What you will do →
Drop the pictures and give back word for word the lines from the line holding "Clone this diagram in TikZ." to the line holding "(tb) at (119,741);", both included.

[Plotting code records]
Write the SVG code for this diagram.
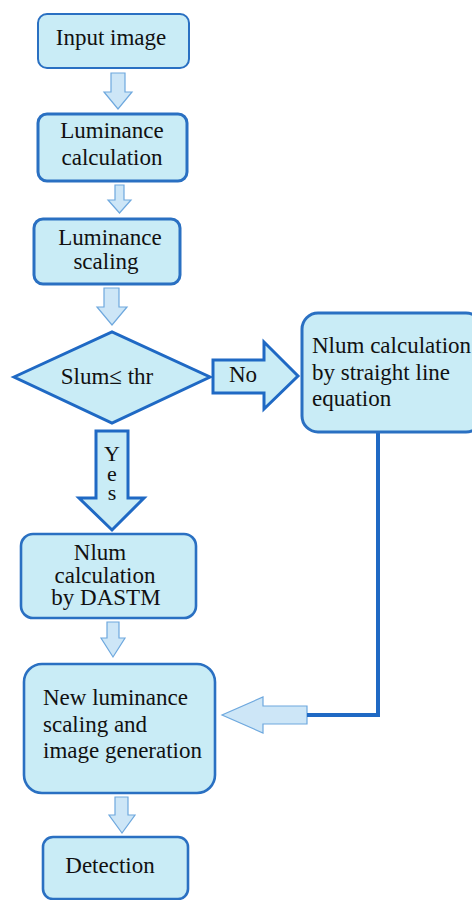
<svg xmlns="http://www.w3.org/2000/svg" width="472" height="900" viewBox="0 0 472 900">
<rect width="472" height="900" fill="#fff"/>
<g id="connectors">
<g fill="#cde6f7" stroke="#6ea8de" stroke-width="1.2">
<polygon points="111,73 125,73 125,92 132,92 118,109 104,92 111,92"/>
<polygon points="115,185 124,185 124,200 131,200 119.5,213 108,200 115,200"/>
<polygon points="104,288 119,288 119,307 127,307 112,325 97,307 104,307"/>
<polygon points="107,622 119,622 119,638 125,638 113,657 101,638 107,638"/>
<polygon points="307,706 263,706 263,697 222,715 263,733 263,724 307,724"/>
<polygon points="115,797 128,797 128,815 135,815 122,833 109,815 115,815"/>
</g>
<g fill="#c9ecf6" stroke="#1f69c4" stroke-width="3">
<polygon points="213,360 264,360 264,342 298,376 264,409 264,393 213,393"/>
<polygon points="96,431 128,431 128,498 144,498 112,530 79,498 96,498"/>
</g>
<polyline points="378,432 378,715 307,715" fill="none" stroke="#1f69c4" stroke-width="4"/>
<text x="243" y="382" style="font-family:'Liberation Serif',serif !important;font-size:23px;text-anchor:middle;fill:#111">No</text>
<text x="112" y="461" style="font-family:'Liberation Serif',serif !important;font-size:22px;text-anchor:middle;fill:#111">Y</text>
<text x="112" y="481" style="font-family:'Liberation Serif',serif !important;font-size:22px;text-anchor:middle;fill:#111">e</text>
<text x="112" y="500" style="font-family:'Liberation Serif',serif !important;font-size:22px;text-anchor:middle;fill:#111">s</text>
</g>
<g id="input">
<rect x="38" y="14" width="151" height="54" rx="9" fill="#c9ecf6" stroke="#2a70c2" stroke-width="2"/>
<text x="111" y="45" style="font-family:'Liberation Serif',serif !important;font-size:23px;text-anchor:middle;fill:#111">Input image</text>
</g>
<g id="lumcalc">
<rect x="38" y="114" width="149" height="67" rx="9" fill="#c9ecf6" stroke="#2a70c2" stroke-width="3"/>
<text x="112" y="138" style="font-family:'Liberation Serif',serif !important;font-size:23px;text-anchor:middle;fill:#111">Luminance</text>
<text x="112" y="165" style="font-family:'Liberation Serif',serif !important;font-size:23px;text-anchor:middle;fill:#111">calculation</text>
</g>
<g id="lumscale">
<rect x="34" y="219" width="146" height="65" rx="9" fill="#c9ecf6" stroke="#2a70c2" stroke-width="3"/>
<text x="110" y="245" style="font-family:'Liberation Serif',serif !important;font-size:23px;text-anchor:middle;fill:#111">Luminance</text>
<text x="106" y="269" style="font-family:'Liberation Serif',serif !important;font-size:23px;text-anchor:middle;fill:#111">scaling</text>
</g>
<g id="decision">
<polygon points="14,377 112,332 210,377 112,423" fill="#c9ecf6" stroke="#1f69c4" stroke-width="3"/>
<text x="107" y="384" style="font-family:'Liberation Serif',serif !important;font-size:23px;text-anchor:middle;fill:#111">Slum≤ thr</text>
</g>
<g id="straight">
<rect x="302" y="313" width="180" height="119" rx="16" fill="#c9ecf6" stroke="#2a70c2" stroke-width="3"/>
<text x="312" y="353" style="font-family:'Liberation Serif',serif !important;font-size:23px;fill:#111">Nlum calculation</text>
<text x="312" y="380" style="font-family:'Liberation Serif',serif !important;font-size:23px;fill:#111">by straight line</text>
<text x="312" y="406" style="font-family:'Liberation Serif',serif !important;font-size:23px;fill:#111">equation</text>
</g>
<g id="dastm">
<rect x="21" y="534" width="175" height="84" rx="12" fill="#c9ecf6" stroke="#2a70c2" stroke-width="2.6"/>
<text x="100" y="560" style="font-family:'Liberation Serif',serif !important;font-size:23px;text-anchor:middle;fill:#111">Nlum</text>
<text x="105" y="583" style="font-family:'Liberation Serif',serif !important;font-size:23px;text-anchor:middle;fill:#111">calculation</text>
<text x="106" y="605" style="font-family:'Liberation Serif',serif !important;font-size:23px;text-anchor:middle;fill:#111">by DASTM</text>
</g>
<g id="newlum">
<rect x="24" y="664" width="191" height="129" rx="18" fill="#c9ecf6" stroke="#2a70c2" stroke-width="2.6"/>
<text x="43" y="705" style="font-family:'Liberation Serif',serif !important;font-size:23px;fill:#111">New luminance</text>
<text x="43" y="732" style="font-family:'Liberation Serif',serif !important;font-size:23px;fill:#111">scaling and</text>
<text x="43" y="758" style="font-family:'Liberation Serif',serif !important;font-size:23px;fill:#111">image generation</text>
</g>
<g id="detection">
<rect x="43" y="837" width="145" height="62" rx="10" fill="#c9ecf6" stroke="#2a70c2" stroke-width="2.6"/>
<text x="110" y="873" style="font-family:'Liberation Serif',serif !important;font-size:23px;text-anchor:middle;fill:#111">Detection</text>
</g>
</svg>
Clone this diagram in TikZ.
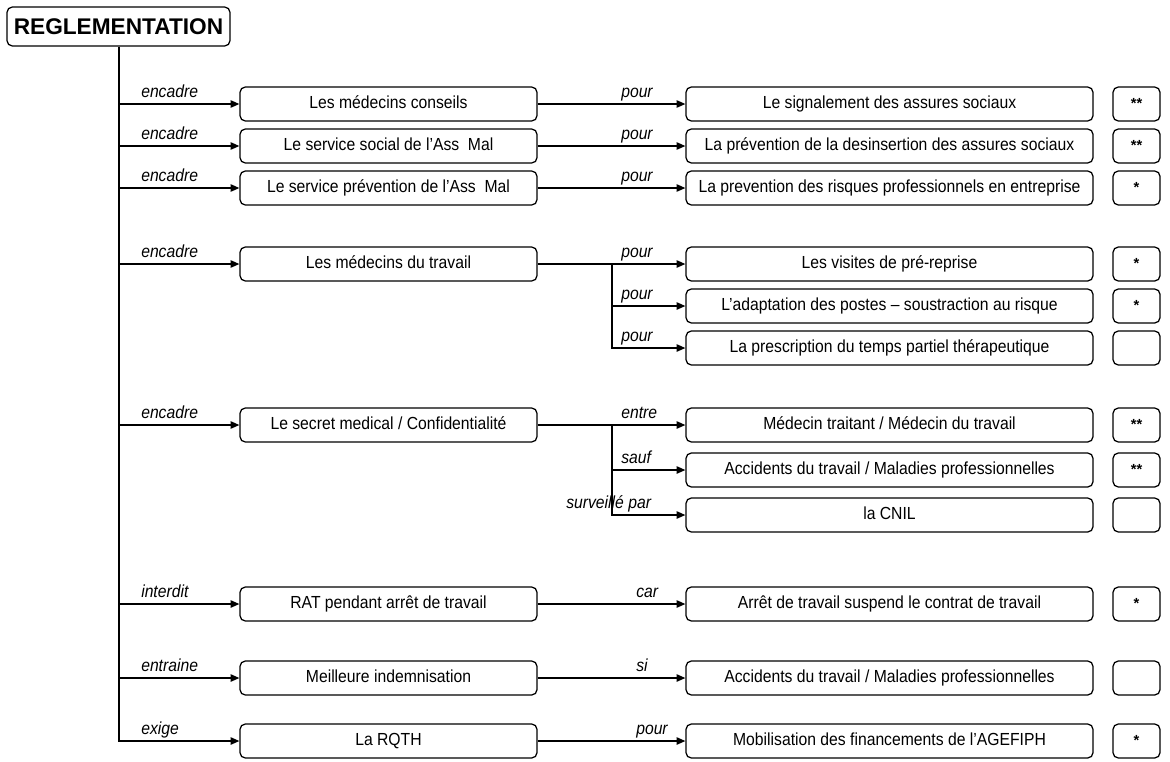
\documentclass[tikz,border=0pt]{standalone}
\usepackage{fontspec}
\setmainfont{Liberation Sans}
\newfontfamily\narrowsans[FakeStretch=0.9, Ligatures=TeX]{Liberation Sans}
\usetikzlibrary{arrows.meta}

\tikzset{
  box/.style={draw, rounded corners=4pt, line width=0.95pt, inner sep=0pt,
    minimum height=25.5pt, text height=9.6pt, text depth=2.6pt,
    font=\narrowsans\fontsize{13.1}{15}\selectfont},
  titlebox/.style={box, minimum width=167.25pt, minimum height=29.25pt,
    text height=12pt, text depth=0pt, font=\fontsize{17}{19}\selectfont\bfseries},
  midbox/.style={box, minimum width=222.75pt},
  resbox/.style={box, minimum width=305.25pt},
  starbox/.style={box, minimum width=35.25pt, text height=7pt, text depth=0pt,
    font=\fontsize{11}{12}\selectfont\bfseries},
  lnk/.style={line width=0.95pt},
  arr/.style={lnk, -{Triangle[length=6.5pt,width=5.5pt]}},
  lbl/.style={font=\narrowsans\fontsize{13.1}{15}\selectfont\itshape, anchor=base west, inner sep=0pt},
}

\begin{document}
\begin{tikzpicture}[x=0.75pt, y=-0.75pt]
\useasboundingbox (0,0) rectangle (1170,761);

% root
\node[titlebox] (reg) at (118.5,26.5) {REGLEMENTATION};
\coordinate (tb) at (119,741);

% middle column
\node[midbox] (m1) at (388.5,104) {Les médecins conseils};
\node[midbox] (m2) at (388.5,146) {Le service social de l'Ass\enspace Mal};
\node[midbox] (m3) at (388.5,188) {Le service prévention de l'Ass\enspace Mal};
\node[midbox] (m4) at (388.5,264) {Les médecins du travail};
\node[midbox] (m5) at (388.5,425) {Le secret medical / Confidentialité};
\node[midbox] (m6) at (388.5,604) {RAT pendant arrêt de travail};
\node[midbox] (m7) at (388.5,678) {Meilleure indemnisation};
\node[midbox] (m8) at (388.5,741) {La RQTH};

% right column
\node[resbox] (r1)  at (889.5,104) {Le signalement des assures sociaux};
\node[resbox] (r2)  at (889.5,146) {La prévention de la desinsertion des assures sociaux};
\node[resbox] (r3)  at (889.5,188) {La prevention des risques professionnels en entreprise};
\node[resbox] (r4a) at (889.5,264) {Les visites de pré-reprise};
\node[resbox] (r4b) at (889.5,306) {L'adaptation des postes -- soustraction au risque};
\node[resbox] (r4c) at (889.5,348) {La prescription du temps partiel thérapeutique};
\node[resbox] (r5a) at (889.5,425) {Médecin traitant / Médecin du travail};
\node[resbox] (r5b) at (889.5,470) {Accidents du travail / Maladies professionnelles};
\node[resbox] (r5c) at (889.5,515) {la CNIL};
\node[resbox] (r6)  at (889.5,604) {Arrêt de travail suspend le contrat de travail};
\node[resbox] (r7)  at (889.5,678) {Accidents du travail / Maladies professionnelles};
\node[resbox] (r8)  at (889.5,741) {Mobilisation des financements de l'AGEFIPH};

% rating boxes
\node[starbox] (s1)  at (1136.5,104) {**};
\node[starbox] (s2)  at (1136.5,146) {**};
\node[starbox] (s3)  at (1136.5,188) {*};
\node[starbox] (s4a) at (1136.5,264) {*};
\node[starbox] (s4b) at (1136.5,306) {*};
\node[starbox] (s4c) at (1136.5,348) {};
\node[starbox] (s5a) at (1136.5,425) {**};
\node[starbox] (s5b) at (1136.5,470) {**};
\node[starbox] (s5c) at (1136.5,515) {};
\node[starbox] (s6)  at (1136.5,604) {*};
\node[starbox] (s7)  at (1136.5,678) {};
\node[starbox] (s8)  at (1136.5,741) {*};

% trunk and branches to the middle column
\draw[arr] (tb |- reg.south) -- (tb) -- (m8.west);
\foreach \m in {m1,m2,m3,m4,m5,m6,m7}
  \draw[arr] (\m.west -| tb) -- (\m.west);

% middle column to right column
\draw[arr] (m1.east) -- (r1.west);
\draw[arr] (m2.east) -- (r2.west);
\draw[arr] (m3.east) -- (r3.west);
\draw[arr] (m6.east) -- (r6.west);
\draw[arr] (m7.east) -- (r7.west);
\draw[arr] (m8.east) -- (r8.west);

% forked connectors
\coordinate (b4) at (612,264);
\draw[arr] (m4.east) -- (r4a.west);
\draw[arr] (b4) |- (r4b.west);
\draw[arr] (b4) |- (r4c.west);

\coordinate (b5) at (612,425);
\draw[arr] (m5.east) -- (r5a.west);
\draw[arr] (b5) |- (r5b.west);
\draw[arr] (b5) |- (r5c.west);

% relation labels, left
\node[lbl] (l1) at (141,97)  {encadre};
\node[lbl] (l2) at (141,139) {encadre};
\node[lbl] (l3) at (141,181) {encadre};
\node[lbl] (l4) at (141,257) {encadre};
\node[lbl] (l5) at (141,418) {encadre};
\node[lbl] (l6) at (141,597) {interdit};
\node[lbl] (l7) at (141,671) {entraine};
\node[lbl] (l8) at (141,734) {exige};

% relation labels, right
\node[lbl] (k1)  at (621,97)  {pour};
\node[lbl] (k2)  at (621,139) {pour};
\node[lbl] (k3)  at (621,181) {pour};
\node[lbl] (k4a) at (621,257) {pour};
\node[lbl] (k4b) at (621,299) {pour};
\node[lbl] (k4c) at (621,341) {pour};
\node[lbl] (k5a) at (621,418) {entre};
\node[lbl] (k5b) at (621,463) {sauf};
\node[lbl] (k5c) at (566,508) {surveillé par};
\node[lbl] (k6)  at (636,597) {car};
\node[lbl] (k7)  at (636,671) {si};
\node[lbl] (k8)  at (636,734) {pour};
\end{tikzpicture}
\end{document}
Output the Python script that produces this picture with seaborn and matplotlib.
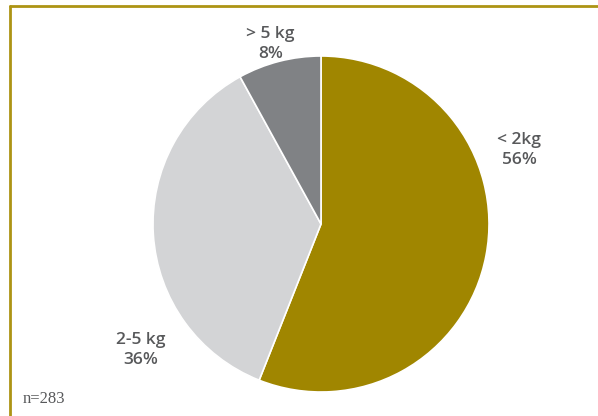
import seaborn as sns
import matplotlib.pyplot as plt
from matplotlib.lines import Line2D

# data
categories = ["< 2kg", "2-5 kg", "> 5 kg"]
shares = [56, 36, 8]
pct_labels = ["56%", "36%", "8%"]
colors = ["#A08600", "#D3D4D6", "#808285"]

sns.set_theme(style="white")
plt.rcParams['font.family'] = ['Open Sans', 'DejaVu Sans']

fig = plt.figure(figsize=(5.98, 4.16), dpi=100)
W, H = 598, 416
cx, cy, r = 321, 224, 168
ax = fig.add_axes([(cx - r) / W, (H - cy - r) / H, 2 * r / W, 2 * r / H])

ax.pie(shares, colors=colors, startangle=90, counterclock=False,
       wedgeprops=dict(edgecolor="white", linewidth=1.2))
ax.set_xlim(-1, 1)
ax.set_ylim(-1, 1)
ax.set_aspect("equal")

# labels placed like in the original
label_pos = [(1.18, 0.44), (-1.07, -0.75), (-0.30, 1.07)]
for cat, pct, (x, y) in zip(categories, pct_labels, label_pos):
    ax.text(x, y, f"{cat}\n{pct}", ha="center", va="center", fontsize=12.5,
            fontweight="semibold", color="#58595B", linespacing=1.35,
            clip_on=False)

# gold frame on top and left
frame_col = "#AD9414"
fig.add_artist(Line2D([0.016, 1], [0.9855, 0.9855], color=frame_col, lw=2,
                      transform=fig.transFigure))
fig.add_artist(Line2D([0.016, 0.016], [0, 0.9855], color=frame_col, lw=2,
                      transform=fig.transFigure))

fig.text(44 / W, 1 - 399 / H, "n=283", ha="center", va="center",
         fontsize=12, color="#58595B", family=["Liberation Serif"])

fig.savefig("out.png", dpi=100)
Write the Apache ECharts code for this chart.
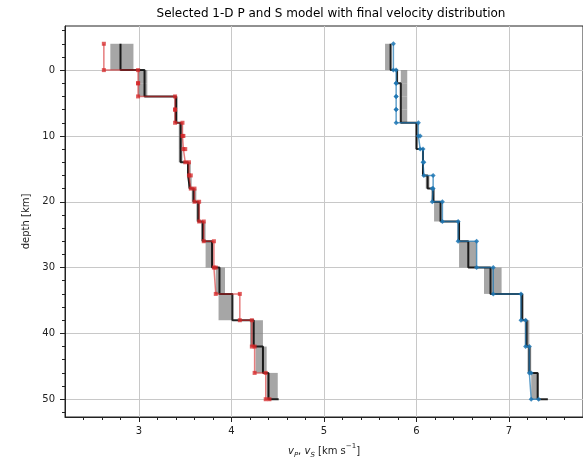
<!DOCTYPE html>
<html><head><meta charset="utf-8">
<script src="https://cdn.jsdelivr.net/npm/echarts@6/dist/echarts.min.js"></script>
<style>html,body{margin:0;padding:0;background:#fff}#c{width:583px;height:464px}</style>
</head><body><div id="c"></div>
<script>
// layer-top depths [km]; last entry is the half-space top
const depths = [-4, 0, 2, 4, 6, 8, 10, 12, 14, 16, 18, 20, 23, 26, 30, 34, 38, 42, 46, 50];
// selected 1-D P model (red)
const vpSelected = [2.62, 2.99, 2.99, 3.39, 3.39, 3.47, 3.48, 3.50, 3.54, 3.56, 3.60, 3.65, 3.70, 3.81, 3.83, 4.09, 4.22, 4.25, 4.37, 4.41];
// final P model (black)
const vpFinal = [2.80, 3.06, 3.06, 3.40, 3.40, 3.45, 3.45, 3.45, 3.53, 3.55, 3.59, 3.64, 3.69, 3.79, 3.87, 4.01, 4.24, 4.34, 4.40, 4.51];
// final P distribution range per layer (grey)
const vpLow  = [2.69, 2.99, 2.99, 3.38, 3.38, 3.43, 3.43, 3.43, 3.52, 3.53, 3.57, 3.62, 3.67, 3.72, 3.83, 3.86, 4.20, 4.26, 4.38];
const vpHigh = [2.94, 3.09, 3.09, 3.42, 3.42, 3.47, 3.47, 3.47, 3.56, 3.57, 3.62, 3.66, 3.72, 3.80, 3.93, 4.01, 4.34, 4.38, 4.50];
// selected 1-D S model (blue)
const vsSelected = [5.75, 5.78, 5.78, 5.78, 5.78, 6.02, 6.04, 6.07, 6.08, 6.18, 6.17, 6.28, 6.45, 6.65, 6.83, 7.13, 7.18, 7.22, 7.24, 7.32];
// final S model (black)
const vsFinal = [5.72, 5.79, 5.83, 5.83, 5.83, 6.00, 6.00, 6.07, 6.07, 6.12, 6.18, 6.26, 6.46, 6.56, 6.80, 7.14, 7.19, 7.22, 7.31, 7.42];
// final S distribution range per layer (grey)
const vsLow  = [5.66, 5.83, 5.83, 5.83, 5.83, 5.99, 5.99, 6.06, 6.06, 6.10, 6.16, 6.19, 6.44, 6.46, 6.73, 7.12, 7.17, 7.20, 7.24];
const vsHigh = [5.72, 5.90, 5.90, 5.90, 5.90, 6.01, 6.01, 6.08, 6.08, 6.14, 6.20, 6.27, 6.47, 6.65, 6.92, 7.16, 7.22, 7.24, 7.32];

const xTickValues = [3, 4, 5, 6, 7];
const yTickValues = [0, 10, 20, 30, 40, 50];

const xMinor = [];
for (let k = 12; k <= 38; k++) { if (k % 5 !== 0) xMinor.push(+(k * 0.2).toFixed(1)); }
const yMinor = [];
for (let k = -3; k <= 26; k++) { if (k % 5 !== 0) yMinor.push(k * 2); }

function steps(z, v) {
  const pts = [];
  for (let i = 0; i < z.length - 1; i++) { pts.push([v[i], z[i]]); pts.push([v[i], z[i + 1]]); }
  pts.push([v[v.length - 1], z[z.length - 1]]);
  return pts;
}
function bands(z, lo, hi) {
  return lo.map((l, i) => [l, hi[i], z[i], z[i + 1]]);
}
function renderBand(params, api) {
  const p1 = api.coord([api.value(0), api.value(2)]);
  const p2 = api.coord([api.value(1), api.value(3)]);
  return { type: 'rect',
    shape: { x: Math.min(p1[0], p2[0]), y: Math.min(p1[1], p2[1]), width: Math.abs(p2[0] - p1[0]), height: Math.abs(p2[1] - p1[1]) },
    style: { fill: 'rgba(128,128,128,0.7)' } };
}

const FONT = 'DejaVu Sans';
const AX = '#222';
const chart = echarts.init(document.getElementById('c'), null, { renderer: 'canvas' });
chart.setOption({
  animation: false,
  backgroundColor: '#fff',
  textStyle: { fontFamily: FONT },
  title: {
    text: 'Selected 1-D P and S model with final velocity distribution',
    left: 326, top: 3, textAlign: 'center',
    textStyle: { fontSize: 12, fontWeight: 'normal', color: '#000', fontFamily: FONT }
  },
  grid: { left: 65, top: 26, width: 522, height: 394.7, show: true, borderColor: AX, borderWidth: 1, backgroundColor: 'transparent' },
  xAxis: [{
    type: 'value', min: 2.2, max: 7.8, position: 'bottom',
    axisLine: { show: true, onZero: false, lineStyle: { color: AX } },
    axisTick: { show: true, customValues: xTickValues, length: 5, lineStyle: { color: AX } },
    axisLabel: { customValues: xTickValues, fontSize: 10, color: AX, margin: 9, fontFamily: FONT },
    splitLine: { show: true, lineStyle: { color: '#c8c8c8', width: 1 } },
    name: '{i|v}{s|P}{n|, }{i|v}{s|S}{n| [km s}{p|−1}{n|]}',
    nameLocation: 'middle', nameGap: 26,
    nameTextStyle: { fontSize: 10, color: AX, fontFamily: FONT,
      rich: {
        i: { fontSize: 10, fontStyle: 'italic', lineHeight: 16, fontFamily: FONT, color: AX },
        n: { fontSize: 10, lineHeight: 16, fontFamily: FONT, color: AX },
        s: { fontSize: 7, fontStyle: 'italic', lineHeight: 8, verticalAlign: 'bottom', fontFamily: FONT, color: AX },
        p: { fontSize: 7, lineHeight: 8, verticalAlign: 'top', fontFamily: FONT, color: AX }
      } }
  }, {
    type: 'value', min: 2.2, max: 7.8, position: 'bottom',
    axisLine: { show: false, onZero: false },
    axisTick: { show: true, customValues: xMinor, length: 3, lineStyle: { color: AX } },
    axisLabel: { show: false, customValues: xMinor },
    splitLine: { show: false }
  }],
  yAxis: [{
    type: 'value', min: -6.7, max: 52.7, inverse: true, position: 'left',
    axisLine: { show: true, onZero: false, lineStyle: { color: AX } },
    axisTick: { show: true, customValues: yTickValues, length: 5, lineStyle: { color: AX } },
    axisLabel: { customValues: yTickValues, fontSize: 10, color: AX, margin: 10, fontFamily: FONT },
    splitLine: { show: true, lineStyle: { color: '#c8c8c8', width: 1 } },
    name: 'depth [km]', nameLocation: 'middle', nameGap: 33, nameRotate: 90,
    nameTextStyle: { fontSize: 10, color: AX, fontFamily: FONT }
  }, {
    type: 'value', min: -6.7, max: 52.7, inverse: true, position: 'left',
    axisLine: { show: false, onZero: false },
    axisTick: { show: true, customValues: yMinor, length: 3, lineStyle: { color: AX } },
    axisLabel: { show: false, customValues: yMinor },
    splitLine: { show: false }
  }],
  series: [
    { type: 'custom', renderItem: renderBand, data: bands(depths, vpLow, vpHigh), encode: { x: [0, 1], y: [2, 3] }, z: 1 },
    { type: 'custom', renderItem: renderBand, data: bands(depths, vsLow, vsHigh), encode: { x: [0, 1], y: [2, 3] }, z: 1 },
    { type: 'line', data: steps(depths, vpFinal), showSymbol: false, lineStyle: { color: '#000', width: 2, opacity: 0.85 }, z: 2 },
    { type: 'line', data: steps(depths, vsFinal), showSymbol: false, lineStyle: { color: '#000', width: 2, opacity: 0.85 }, z: 2 },
    { type: 'line', data: steps(depths, vpSelected), symbol: 'rect', symbolSize: 4, showAllSymbol: true,
      lineStyle: { color: '#d62728', width: 1.5, opacity: 0.6 }, itemStyle: { color: '#d62728', opacity: 0.75 }, z: 3 },
    { type: 'line', data: steps(depths, vsSelected), symbol: 'diamond', symbolSize: 5, showAllSymbol: true,
      lineStyle: { color: '#1f77b4', width: 1.5, opacity: 0.7 }, itemStyle: { color: '#1f77b4', opacity: 0.85 }, z: 3 }
  ]
});
</script></body></html>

Response to this task →
Clone this diagram in TikZ.
\documentclass[tikz,border=0pt]{standalone}
\usepackage{fontspec}
\setmainfont{Liberation Sans}
\newfontfamily\narrowsans[FakeStretch=0.9, Ligatures=TeX]{Liberation Sans}
\usetikzlibrary{arrows.meta}

\tikzset{
  box/.style={draw, rounded corners=4pt, line width=0.95pt, inner sep=0pt,
    minimum height=25.5pt, text height=9.6pt, text depth=2.6pt,
    font=\narrowsans\fontsize{13.1}{15}\selectfont},
  titlebox/.style={box, minimum width=167.25pt, minimum height=29.25pt,
    text height=12pt, text depth=0pt, font=\fontsize{17}{19}\selectfont\bfseries},
  midbox/.style={box, minimum width=222.75pt},
  resbox/.style={box, minimum width=305.25pt},
  starbox/.style={box, minimum width=35.25pt, text height=7pt, text depth=0pt,
    font=\fontsize{11}{12}\selectfont\bfseries},
  lnk/.style={line width=0.95pt},
  arr/.style={lnk, -{Triangle[length=6.5pt,width=5.5pt]}},
  lbl/.style={font=\narrowsans\fontsize{13.1}{15}\selectfont\itshape, anchor=base west, inner sep=0pt},
}

\begin{document}
\begin{tikzpicture}[x=0.75pt, y=-0.75pt]
\useasboundingbox (0,0) rectangle (1170,761);

% root
\node[titlebox] (reg) at (118.5,26.5) {REGLEMENTATION};
\coordinate (tb) at (119,741);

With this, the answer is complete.